The next steps are to train using this data-set; if that does not work then investigate some methods to re-balance the training-data, since “good” samples are very rare.
I selected one composition (#569) from the training set as the reference and computed its distance (RMS) from all other samples in the training set (without neutral samples). The result is not unexpectedly that the good compositions are spread throughout the bad compositions (see below).
Also there seems to be no visual relationship between compositions with shorter RMS distances; #878 is not more similar to #569 than #981 is. This is confirmed by plotting the images themselves according to their RMS distance to the reference (in the upper left corner, filling rows first):
So it seems using these instructions as feature vectors may be a no go. The benefit of using these vectors was that the composition could be evaluated by the classifier without it actually getting rendered. I’ll next try the using colour histogram features and see if my results are any better.
Using the labelled data set, I was unable to get a (simple MLP) classifier to perform with accuracy better than 50%; it seems my fears, based on the t-sne visualization previously posted, were warranted. There is the underlying question regarding whether I should even treat the instructions to make compositions (my vectors) as features of the compositions. To look at this a different way, I thought I should generate histograms for each composition and see how t-sne and simple classifiers perform on those features.
I was thinking that perhaps the rarity of “good” compositions in the training set was a problem. Splitting the data-set into 80% training and 20% validation (using sampling that keeps the distribution of the three labels similar in both sets) leads to a training set with 41 “good” compositions, and a validation set with 10 (~12% in both cases).
There are also a lot of “neutral” samples that are neither good nor bad, and that is certainly not helping with what (at least initially) is a binary classification problem. So I did a test removing all the neutral samples and the classifier accuracy jumped from 50% to 82%, which is obviously significant. Unfortunately (because of the rarity of good compositions?) this translates into 6 “bad” compositions predicted to be “good” and 0 “good” compositions predicted to be “good”. The following images were labelled “bad” and predicted to be “good”:
I have a few other things to investigate, including arranging images according to their distance to a reference (an arbitrary composition) and see if (a) the distance corresponds to some sense of visual similarity, and (b) the distribution of good and bad compositions (are good compositions more distant from bad ones?). I suspect the latter will mirror the t-sne results, but it’s worth looking at whether distances in vector space matches any sense of visual similarity. Another investigation will be to generate colour histograms for each composition and see how those features look according to t-sne and the classifier.

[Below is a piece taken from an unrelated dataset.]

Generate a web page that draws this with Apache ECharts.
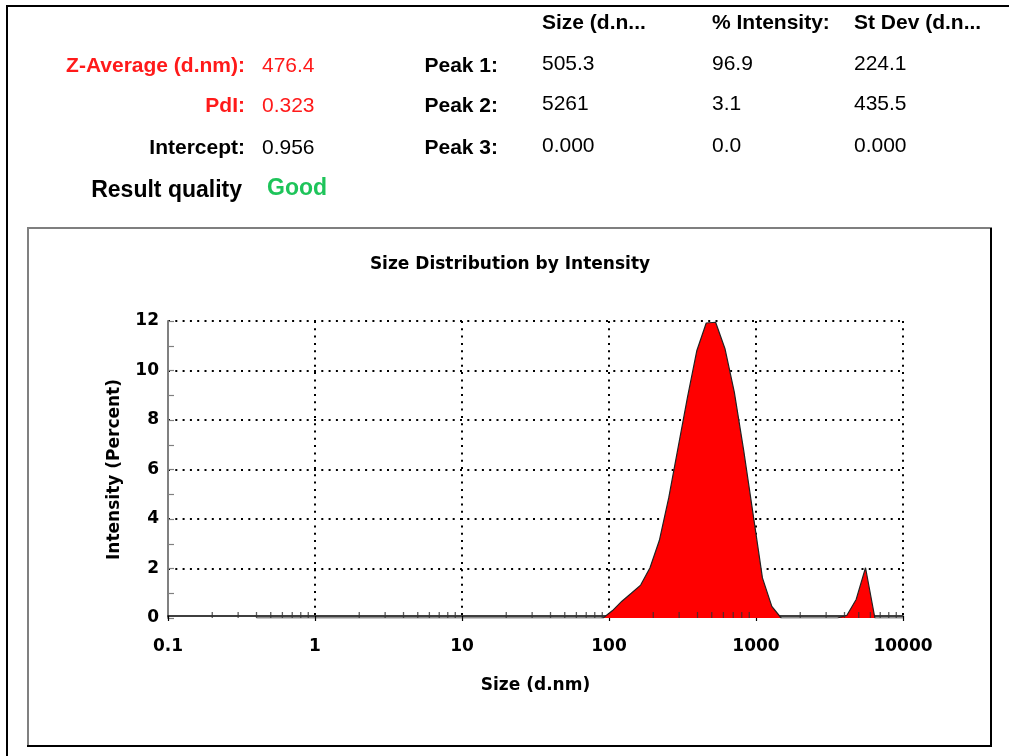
<!DOCTYPE html>
<html>
<head>
<meta charset="utf-8">
<script src="https://cdn.jsdelivr.net/npm/echarts@6/dist/echarts.min.js"></script>
<style>
html,body{margin:0;padding:0;background:#fff;}
#chart{width:1009px;height:756px;}
</style>
</head>
<body>
<div id="chart"></div>
<script>
// ---------- data ----------
const SIZES = [0.4, 0.4632, 0.5365, 0.6213, 0.7195, 0.8332, 0.9649, 1.117, 1.294, 1.499,
  1.736, 2.010, 2.328, 2.696, 3.122, 3.615, 4.187, 4.849, 5.615, 6.503,
  7.531, 8.721, 10.10, 11.70, 13.54, 15.69, 18.17, 21.04, 24.36, 28.21,
  32.67, 37.84, 43.82, 50.75, 58.77, 68.06, 78.82, 91.28, 105.7, 122.4,
  141.8, 164.2, 190.1, 220.2, 255.0, 295.3, 342.0, 396.1, 458.7, 531.2,
  615.1, 712.4, 825.0, 955.4, 1106, 1281, 1484, 1718, 1990, 2305,
  2669, 3091, 3580, 4145, 4801, 5560, 6439, 7456, 8635, 10000];
const INTENSITY = [0, 0, 0, 0, 0, 0, 0, 0, 0, 0,
  0, 0, 0, 0, 0, 0, 0, 0, 0, 0,
  0, 0, 0, 0, 0, 0, 0, 0, 0, 0,
  0, 0, 0, 0, 0, 0, 0, 0, 0.3, 0.68,
  1.0, 1.33, 2.03, 3.14, 4.86, 6.89, 8.92, 10.81, 11.92, 11.95,
  10.88, 9.12, 6.76, 4.2, 1.62, 0.47, 0, 0, 0, 0,
  0, 0, 0, 0.1, 0.75, 2.03, 0, 0, 0, 0];

const X_TICK_LABELS = ['0.1', '1', '10', '100', '1000', '10000'];
const DECADES = [0.1, 1, 10, 100, 1000];
const MINOR_MULTIPLIERS = [2, 3, 4, 5, 6, 7, 8, 9];

const TITLE = 'Size Distribution by Intensity';
const X_NAME = 'Size (d.nm)';
const Y_NAME = 'Intensity (Percent)';

const HEADER_COLS = ['Size (d.n...', '% Intensity:', 'St Dev (d.n...'];
const LEFT_LABELS = ['Z-Average (d.nm):', 'PdI:', 'Intercept:'];
const LEFT_VALUES = ['476.4', '0.323', '0.956'];
const PEAK_LABELS = ['Peak 1:', 'Peak 2:', 'Peak 3:'];
const PEAK_SIZE = ['505.3', '5261', '0.000'];
const PEAK_INTENSITY = ['96.9', '3.1', '0.0'];
const PEAK_STDEV = ['224.1', '435.5', '0.000'];
const QUALITY_LABEL = 'Result quality';
const QUALITY_VALUE = 'Good';

// ---------- build ----------
const seriesData = SIZES.map((s, i) => [s, INTENSITY[i]]);
const minorTicks = [];
DECADES.forEach(d => MINOR_MULTIPLIERS.forEach(m => minorTicks.push([m * d, 0])));

const HF = '"Liberation Sans", Arial, sans-serif';
const CF = '"DejaVu Sans", sans-serif';
const RED = '#ff1a1a';

function txt(x, y, text, align, font, fill) {
  return {
    type: 'text', x: x, y: y, silent: true,
    style: { text: text, align: align, textAlign: align, verticalAlign: 'middle', textVerticalAlign: 'middle', font: font, fill: fill }
  };
}
function line(x1, y1, x2, y2, color, w) {
  return { type: 'line', silent: true, shape: { x1, y1, x2, y2 }, style: { stroke: color, lineWidth: w } };
}

const graphics = [];
// frames
graphics.push(line(6, 6, 1009, 6, '#000', 2));
graphics.push(line(7, 6, 7, 756, '#000', 2));
graphics.push(line(27, 228, 992, 228, '#555', 1.5));
graphics.push(line(28, 228, 28, 747, '#808080', 2));
graphics.push(line(991, 228, 991, 747, '#000', 2));
graphics.push(line(27, 746, 992, 746, '#000', 2));

// header table
const colX = [542, 712, 854];
const rowY = [66, 106, 148];
HEADER_COLS.forEach((t, i) => graphics.push(txt(colX[i], 23, t, 'left', 'bold 21px ' + HF, '#000')));
LEFT_LABELS.forEach((t, i) => graphics.push(txt(245, rowY[i], t, 'right', 'bold 21px ' + HF, i < 2 ? RED : '#000')));
LEFT_VALUES.forEach((t, i) => graphics.push(txt(262, rowY[i], t, 'left', '21px ' + HF, i < 2 ? RED : '#000')));
PEAK_LABELS.forEach((t, i) => graphics.push(txt(498, rowY[i], t, 'right', 'bold 21px ' + HF, '#000')));
[PEAK_SIZE, PEAK_INTENSITY, PEAK_STDEV].forEach((col, c) =>
  col.forEach((t, i) => graphics.push(txt(colX[c], rowY[i] - 2, t, 'left', '21px ' + HF, '#000'))));
graphics.push(txt(242, 191, QUALITY_LABEL, 'right', 'bold 23px ' + HF, '#000'));
graphics.push(txt(267, 189, QUALITY_VALUE, 'left', 'bold 23px ' + HF, '#1ec45a'));

const chart = echarts.init(document.getElementById('chart'), null, { renderer: 'canvas' });
const option = {
  animation: false,
  backgroundColor: '#fff',
  title: {
    text: TITLE, left: 510, top: 256, textAlign: 'center', padding: 0,
    textStyle: { fontFamily: CF, fontWeight: 'bold', fontSize: 17, color: '#000' }
  },
  grid: { left: 168, right: 106, top: 321, bottom: 138, containLabel: false },
  xAxis: {
    type: 'log', logBase: 10, min: 0.1, max: 10000,
    offset: -2,
    axisLine: { onZero: false, lineStyle: { color: '#000', width: 1.5 } },
    axisTick: { show: true, inside: false, length: 5, lineStyle: { color: '#000', width: 1.2 } },
    axisLabel: {
      margin: 22, fontFamily: CF, fontWeight: 'bold', fontSize: 17, color: '#000',
      formatter: function (v) { const i = Math.round(Math.log10(v)) + 1; return X_TICK_LABELS[i] ?? ''; }
    },
    splitLine: { show: true, showMinLine: false, lineStyle: { color: '#000', type: [2, 5.3], width: 2 } },
    name: X_NAME, nameLocation: 'middle', nameGap: 61,
    nameTextStyle: { fontFamily: CF, fontWeight: 'bold', fontSize: 17, color: '#000' }
  },
  yAxis: {
    type: 'value', min: 0, max: 12, interval: 2,
    axisLine: { show: true, lineStyle: { color: '#808080', width: 2 } },
    axisTick: { show: true, inside: true, length: 6, lineStyle: { color: '#808080', width: 1.2 } },
    minorTick: { show: true, splitNumber: 2, length: 6, lineStyle: { color: '#808080', width: 1.2 } },
    axisLabel: { margin: 9, padding: [5, 0, 0, 0], fontFamily: CF, fontWeight: 'bold', fontSize: 17, color: '#000' },
    splitLine: { show: true, showMinLine: false, lineStyle: { color: '#000', type: [2, 5.3], width: 2 } },
    name: Y_NAME, nameLocation: 'middle', nameGap: 45,
    nameTextStyle: { fontFamily: CF, fontWeight: 'bold', fontSize: 17, color: '#000' }
  },
  series: [
    {
      type: 'line', data: seriesData, symbol: 'none', showSymbol: false, smooth: false,
      lineStyle: { color: '#222', width: 1.2 },
      areaStyle: { color: '#ff0000', opacity: 1 },
      itemStyle: { color: '#ff0000' },
      z: 3, silent: true
    },
    {
      type: 'scatter', data: minorTicks, symbol: 'rect', symbolSize: [1.3, 6], symbolOffset: [0, -3],
      itemStyle: { color: '#333' }, silent: true, clip: false, z: 4
    }
  ],
  graphic: graphics
};
chart.setOption(option);
</script>
</body>
</html>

The plot above shows the t-sne results of the vectors that represent each composition. It’s very clear that bad, good, and neutral compositions are evenly distributed and conflated with no discernible separability. I spent a little time trying to figure out what the implication is, but I seem to only find information on linearly separability and classification. My concern is a classification of these vectors will not be able to discriminate between good and bad compositions. If this is the case, I would need a different representation of each composition and it’s unclear what an appropriate representation would be.
In preparation for Machine Learning aspect of this project I’ve generated 1000 images (and the vectors that represent them) and labelled them as good, bad or neither good nor bad. There were 51 good, 376 bad and 513 neutral images in the training set.
The labelling is based in my intuitive compositional sense and is a stand-in for viewer interaction (via preferential looking and social media likes). The idea is to get a sense of this data set and train a few classifiers to see if they can discriminate good and bad compositions.
The next step is to plot the corresponding vectors using t-sne in R and see how my labels are distributed in that vector space.